Accordingly, the two star General called for a multi- pronged approach in addressing challenges of insecurity, occasioned by terrorism, insurgency, banditry, and other violent crimes confronting the nation.

Speaking at a strategic engagement with media executives/editors on counter terrorism concerns, yesterday, Laka said: “With the development of the National Counter Terrorism Strategy 2016, Policy Framework and National Action Plan for Preventing and Countering Violent Extremism 2017 and the National Security Strategy 2019, the functions of the Counterterrorism Centre expanded as a value adding entity to various agencies and strategic partners in the counterterrorism efforts and actions.

“It is for the effective coordination of the increasingly counterterrorism efforts and activities that further informed the upgrade of the Counterterrorism Centre to a fully-fledged National Centre following the enactment of the Terrorism Prevention and Prohibition Act 2022 and thus fully mandated us to coordinate all counterterrorism activities and efforts including terrorism financing.

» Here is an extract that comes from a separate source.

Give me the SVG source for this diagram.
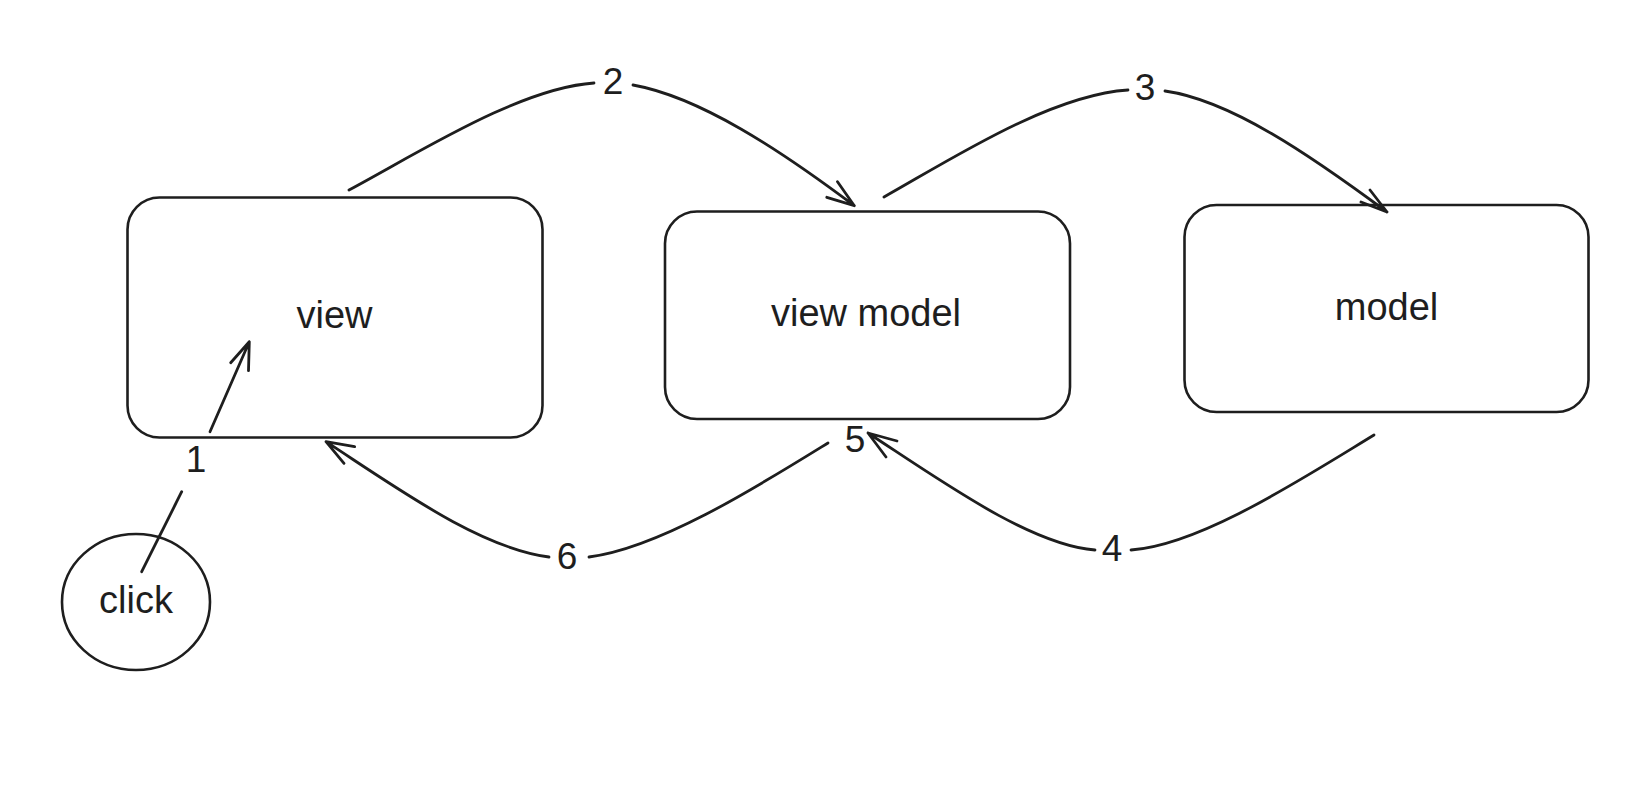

National security is all encompassing. “Security affairs are not only confined to the military, police, intelligence, and other law enforcement agencies as many people assume.

Issues of national security have both military and nonmilitary dimensions. It operates (through) the military border, geostrategic, demographic, cyber, resources, information, and many areas relating to socio-economic matters.

“This is the reason we engage kinetic, non-kinetic, and other generally accepted means in the efforts to resolve the security challenges confronting our great nation.

The National Counterterrorism Centre is engaged in a whole of government and whole of society approach in order to drive home the significance of contribution of every strata of the Nigerian economy in the fight against the enemies of the Nigerian state.

“This meeting is to enable us draw from your wealth of knowledge and experience with the hope to spark a conversation that will set tangible agenda for the government, political leaders, and policymakers, and also offer guides for informed decision-making, national planning, and implementation of laudable projects and programs for national reconstruction and attainment of sustainable development.”

He added: “Since the rise of the Boko Haram insurgency in north-eastern Nigeria in 2009, the country’s insecurity is exacerbated by terrorism, violent extremism, banditry, secessionist agitations and other forms of organised crimes.

“It is with the deliberate intent to address terrorism that warranted the signing into law the Terrorism Prevention Act. The Act necessitated the establishment of the Counterterrorism Centre in 2012 as a directorate in the Office of the National Security Advisor.”

Also speaking, the Special Adviser, Strategic Communication, ONSA, Zakari Mijinyawa, noted that: “Decisions of the media on what to report, how to report it, and when to report it can have profound implications, both intended and unintended.”